I just saw this very touching Danish movie, 'World's Apart', about a girl leaving Jehova's Witness.
As we are well aware... the Jehova Witness is a crazy sect with NO similarity whatsoever to the one and only true church of God... However, if you give this brilliant movie a chance, you may discover and identify with more than one similarity in Sara's life experience. Based on a true story (subtitled in English):
I know Americans in general are not so used to foreign movies with subtitles, but I would love to hear any comments if anyone manages to see it. I found the plot, characters and acting very realistic and truthful and I honestly think many LAMers would enjoy watching it as well.
PS: The picture quality is pretty good for being youtube.
I love (certain) genres and productions of movies the world over. Nowadays I am skeptical of movies claiming to portray a religion, or “expose” some religion. Producers and directors of such films tend to be hypercritical, even atheist, which colors their production with an inexcusable bias. they also fail to show the short-coming of their preferred alternative to religion, portraying it as an all-wise, science-embracing, objective path, when it is just as much a matter of subjectivity and emotion as it is for people of religions.
Nonetheless, I often enjoy such movies. “Ticket to Heaven” was an expose on the Moonies. It made the Moonies look pretty bad. But looking between the lines, and recalling my association with Moonies, attending their workshops and meetings and reading their books, I have to say the movie contained elements that were fairly true to the spirit and theology of the group, and I could relate to some of the characters who showed up in the movie. Even where the characterization was over-ripe (almost everywhere), I could recognize the characters.
I’ve had JW friends, too, and have seen a number of disturbing testimonies by exJWs. So this Danish anti-JW movie had the same effect on me. I could see, again, a couple of over-ripe sections, and the inevitable unjust and undeveloped criticism. But I also saw familiar JW types. I recognized the books on the family’s bookcase! I recognized special terms, like “pioneer”. I understand the problem and pain of “shunning”.

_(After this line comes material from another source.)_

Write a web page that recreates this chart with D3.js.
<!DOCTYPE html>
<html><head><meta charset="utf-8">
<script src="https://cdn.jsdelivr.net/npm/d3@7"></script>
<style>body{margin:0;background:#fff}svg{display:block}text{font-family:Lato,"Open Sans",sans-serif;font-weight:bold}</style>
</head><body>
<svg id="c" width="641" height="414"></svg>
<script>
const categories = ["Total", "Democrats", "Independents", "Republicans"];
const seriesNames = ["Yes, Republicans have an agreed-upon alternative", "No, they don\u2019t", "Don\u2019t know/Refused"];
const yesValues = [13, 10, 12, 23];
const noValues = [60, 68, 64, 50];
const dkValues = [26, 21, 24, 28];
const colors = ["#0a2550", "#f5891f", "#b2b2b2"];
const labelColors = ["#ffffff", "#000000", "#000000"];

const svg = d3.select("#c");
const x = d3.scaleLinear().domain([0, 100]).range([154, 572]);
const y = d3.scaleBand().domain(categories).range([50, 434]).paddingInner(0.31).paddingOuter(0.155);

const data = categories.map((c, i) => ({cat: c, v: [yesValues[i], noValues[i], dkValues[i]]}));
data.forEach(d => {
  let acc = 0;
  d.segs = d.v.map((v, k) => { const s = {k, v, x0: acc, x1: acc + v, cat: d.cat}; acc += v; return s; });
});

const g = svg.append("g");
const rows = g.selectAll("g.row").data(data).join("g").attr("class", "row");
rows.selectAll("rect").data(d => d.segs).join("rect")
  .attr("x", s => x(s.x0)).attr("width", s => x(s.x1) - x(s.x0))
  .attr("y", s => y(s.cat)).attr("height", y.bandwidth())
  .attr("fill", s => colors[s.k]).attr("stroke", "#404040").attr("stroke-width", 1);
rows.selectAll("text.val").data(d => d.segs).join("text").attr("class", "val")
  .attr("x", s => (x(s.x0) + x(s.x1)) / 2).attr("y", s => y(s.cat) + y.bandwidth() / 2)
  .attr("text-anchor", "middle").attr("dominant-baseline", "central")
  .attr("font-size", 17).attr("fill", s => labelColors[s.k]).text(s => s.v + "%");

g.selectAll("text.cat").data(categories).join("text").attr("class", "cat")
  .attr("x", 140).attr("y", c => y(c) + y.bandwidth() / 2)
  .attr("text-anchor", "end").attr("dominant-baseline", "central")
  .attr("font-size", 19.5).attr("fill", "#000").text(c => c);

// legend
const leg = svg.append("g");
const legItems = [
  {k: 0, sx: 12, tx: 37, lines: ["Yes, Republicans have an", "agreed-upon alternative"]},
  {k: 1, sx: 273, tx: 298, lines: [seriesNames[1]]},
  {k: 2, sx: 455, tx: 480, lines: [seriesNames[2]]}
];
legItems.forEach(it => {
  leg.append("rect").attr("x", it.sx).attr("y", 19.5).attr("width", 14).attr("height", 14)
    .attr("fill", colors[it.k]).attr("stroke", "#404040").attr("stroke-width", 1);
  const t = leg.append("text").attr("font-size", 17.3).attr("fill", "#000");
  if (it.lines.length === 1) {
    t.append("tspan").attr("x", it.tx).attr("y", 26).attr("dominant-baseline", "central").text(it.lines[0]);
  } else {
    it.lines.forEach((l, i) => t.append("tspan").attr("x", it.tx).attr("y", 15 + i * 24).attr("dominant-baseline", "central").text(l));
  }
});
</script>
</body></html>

All in all, I enjoyed the movie very much. The quality of the film, the sound, the story-line, the dialogue, and the acting were all high calibre. One disturbing part was when an atheist manipulated a naïve, faithful Jehovah’s Witness girl, even to the extent of pretending to begin to believe in JWism, so he could have sex with her. Another was the girl’s final goodbye to theism. Not just JW theism, which would be understandable, but all theism, about which she knew next to nothing. She obviously had not thought much about the issue. There are many types of religion and “theisms” besides JWism. Mormons have the same problem; when they leave their religion, they usually don’t know enough about other religions and other theologies to make an informed choice; they are blind to the possibilities. And they have not personally experienced other religions, so it’s like they are blind in one eye and can’t see out the other.

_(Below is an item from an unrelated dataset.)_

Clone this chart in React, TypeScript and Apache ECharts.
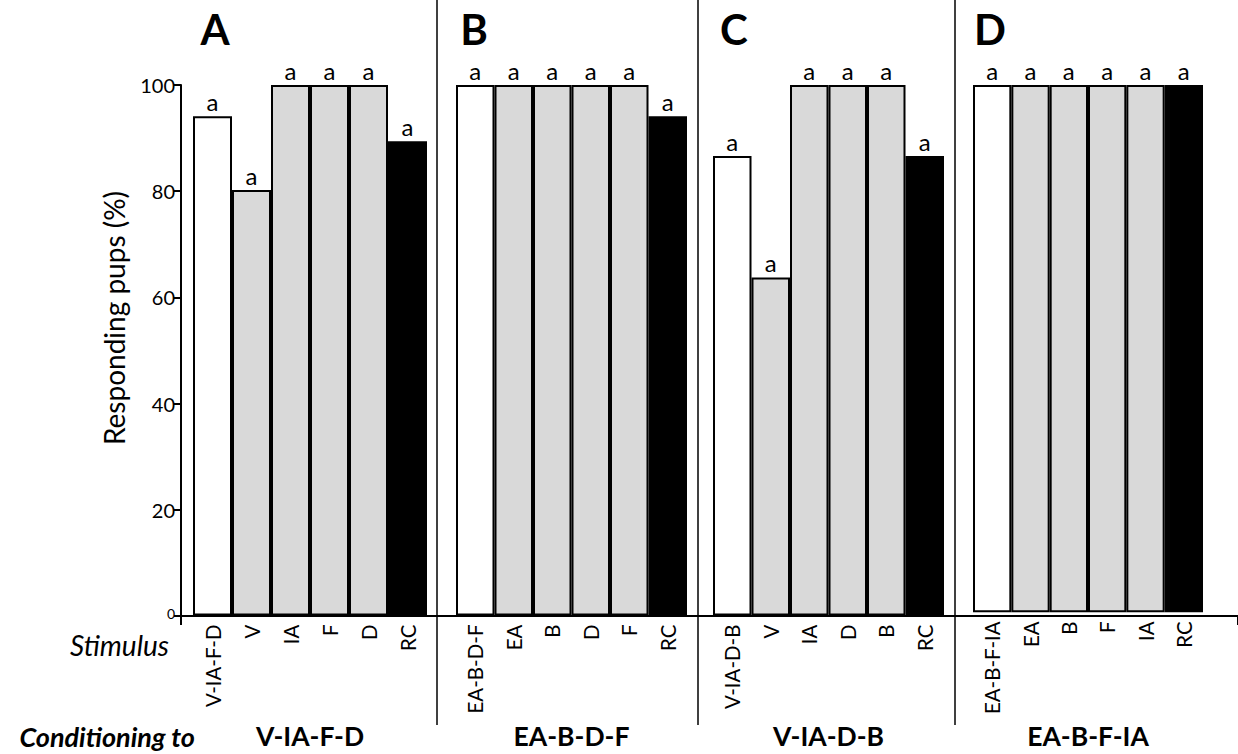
import React, { useEffect, useRef } from "react";
import * as echarts from "echarts";

const categoriesA = ["V-IA-F-D", "V", "IA", "F", "D", "RC"];
const categoriesB = ["EA-B-D-F", "EA", "B", "D", "F", "RC"];
const categoriesC = ["V-IA-D-B", "V", "IA", "D", "B", "RC"];
const categoriesD = ["EA-B-F-IA", "EA", "B", "F", "IA", "RC"];

const valuesA = [94.1, 80.2, 100, 100, 100, 89.4];
const valuesB = [100, 100, 100, 100, 100, 94.1];
const valuesC = [86.6, 63.7, 100, 100, 100, 86.6];
const valuesD = [100, 100, 100, 100, 100, 100];

const lettersA = ["a", "a", "a", "a", "a", "a"];
const lettersB = ["a", "a", "a", "a", "a", "a"];
const lettersC = ["a", "a", "a", "a", "a", "a"];
const lettersD = ["a", "a", "a", "a", "a", "a"];

// role of each bar within a panel: conditioned mixture, single odours, reference control
const barRoles = ["mix", "single", "single", "single", "single", "rc"];

const panelLetters = ["A", "B", "C", "D"];
const conditioningNames = ["V-IA-F-D", "EA-B-D-F", "V-IA-D-B", "EA-B-F-IA"];

const yMin = 0;
const yMax = 100;
const yInterval = 20;

const FONT = "Lato, 'Open Sans', sans-serif";

export default function App() {
  const ref = useRef<HTMLDivElement>(null);

  useEffect(() => {
    if (!ref.current) return;
    const chart = echarts.init(ref.current, null, { renderer: "svg" });

    const top = 85;
    const bottom = 138;
    const panels = [
      { left: 193, width: 234, cats: categoriesA, vals: valuesA, letters: lettersA },
      { left: 456, width: 231, cats: categoriesB, vals: valuesB, letters: lettersB },
      { left: 713, width: 231, cats: categoriesC, vals: valuesC, letters: lettersC },
      { left: 973, width: 230, cats: categoriesD, vals: valuesD, letters: lettersD },
    ];

    const roleColor: Record<string, string> = {
      mix: "#ffffff",
      single: "#d9d9d9",
      rc: "#000000",
    };

    const grids: any[] = [
      { left: 181, right: 0, top, bottom },
      ...panels.map((p) => ({ left: p.left, width: p.width, top, bottom })),
    ];

    const xAxes: any[] = [
      {
        gridIndex: 0,
        type: "value",
        min: 0,
        max: 1,
        interval: 1,
        axisLine: { show: true, lineStyle: { color: "#000", width: 2 } },
        axisTick: { show: true, length: 9, lineStyle: { color: "#000", width: 2 } },
        axisLabel: { show: false },
        splitLine: { show: false },
      },
      ...panels.map((p, i) => ({
        gridIndex: i + 1,
        type: "category",
        data: p.cats,
        axisLine: { show: false },
        axisTick: { show: false },
        axisLabel: {
          rotate: 90,
          fontSize: 20.5,
          color: "#000",
          margin: 9,
          fontFamily: FONT,
          interval: 0,
        },
        name: conditioningNames[i],
        nameLocation: "middle",
        nameGap: 120,
        nameTextStyle: {
          fontSize: 26.5,
          fontWeight: "bold",
          color: "#000",
          fontFamily: FONT,
          verticalAlign: "middle",
        },
      })),
    ];

    const yAxes: any[] = [
      {
        gridIndex: 0,
        type: "value",
        min: yMin,
        max: yMax,
        interval: yInterval,
        axisLine: { show: true, lineStyle: { color: "#000", width: 2 } },
        axisTick: { show: true, length: 7, lineStyle: { color: "#000", width: 2 } },
        axisLabel: {
          color: "#000",
          fontSize: 20,
          fontFamily: FONT,
          margin: 6,
          formatter: (v: number) => (v === 0 ? "{s|0}" : String(v)),
          rich: { s: { fontSize: 14, color: "#000", fontFamily: FONT, padding: [0, 0, 6, 0] } },
        },
        splitLine: { show: false },
      },
      ...panels.map((_, i) => ({
        gridIndex: i + 1,
        type: "value",
        min: yMin,
        max: yMax,
        interval: yInterval,
        show: false,
        splitLine: { show: false },
      })),
    ];

    const series: any[] = panels.map((p, i) => ({
      type: "bar",
      xAxisIndex: i + 1,
      yAxisIndex: i + 1,
      barCategoryGap: "0%",
      label: {
        show: true,
        position: "top",
        distance: 3,
        fontSize: 24,
        color: "#000",
        fontFamily: FONT,
      },
      data: p.vals.map((v, j) => ({
        value: v,
        itemStyle: {
          color: roleColor[barRoles[j]],
          borderColor: "#000",
          borderWidth: 2,
        },
        label: {
          formatter: p.letters[j],
        },
      })),
    }));

    const titleCenters = [215, 474, 734, 990];

    const option: any = {
      animation: false,
      backgroundColor: "#fff",
      grid: grids,
      xAxis: xAxes,
      yAxis: yAxes,
      series,
      graphic: [
        ...[437, 698, 955].map((x) => ({
          type: "line",
          shape: { x1: x, y1: 0, x2: x, y2: 725 },
          style: { stroke: "#000", lineWidth: 1.5 },
        })),
        ...panelLetters.map((t, i) => ({
          type: "text",
          x: titleCenters[i],
          y: 29,
          style: {
            text: t,
            fontSize: 42,
            fontWeight: "bold",
            fill: "#000",
            fontFamily: FONT,
            textAlign: "center",
            textVerticalAlign: "middle",
          },
        })),
        {
          type: "text",
          x: 114,
          y: 318,
          rotation: Math.PI / 2,
          style: {
            text: "Responding pups (%)",
            fontSize: 28,
            fill: "#000",
            fontFamily: FONT,
            textAlign: "center",
            textVerticalAlign: "middle",
          },
        },
        {
          type: "text",
          x: 169,
          y: 645,
          style: {
            text: "Stimulus",
            fontSize: 28,
            fontStyle: "italic",
            fill: "#000",
            fontFamily: FONT,
            textAlign: "right",
            textVerticalAlign: "middle",
          },
        },
        {
          type: "text",
          x: 195,
          y: 736,
          style: {
            text: "Conditioning to",
            fontSize: 27,
            fontStyle: "italic",
            fontWeight: "bold",
            fill: "#000",
            fontFamily: FONT,
            textAlign: "right",
            textVerticalAlign: "middle",
          },
        },
      ],
    };

    chart.setOption(option);
    return () => chart.dispose();
  }, []);

  return (
    <div
      ref={ref}
      style={{ position: "absolute", left: 0, top: 0, width: 1238, height: 754 }}
    />
  );
}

JWism is doctrinally very different from Mormonism. There are also similarities. These include falsification of history, changing doctrines while denying the changes took place, psychological manipulation of members (in ethically dubious ways), the difficulty of leaving, and the baggage one continues to bear after leaving. I've visited a couple of ex-JW sites. Some ex-JWs have more empathy for the exmormon experience than do mormons, and some exmormons understand the dilemmas facing ex-JWs better than JWs do.
There is a significant ex-JW presence on the internet. The number of exJW sites is, predictably, growing..
more sites available through: http://ex-jw.com/web-directory
When we join an organization, it's important to read the fine print. Unfortunately, not everyone puts the fine print on the sign-up page. There is a lot about mormonism and JWism that you just won't find out until you have already put your boot in the deep, dark muck. "Caveat socius." As joiners, we need to make ourselves aware of the details of a group before we give our allegiance to it.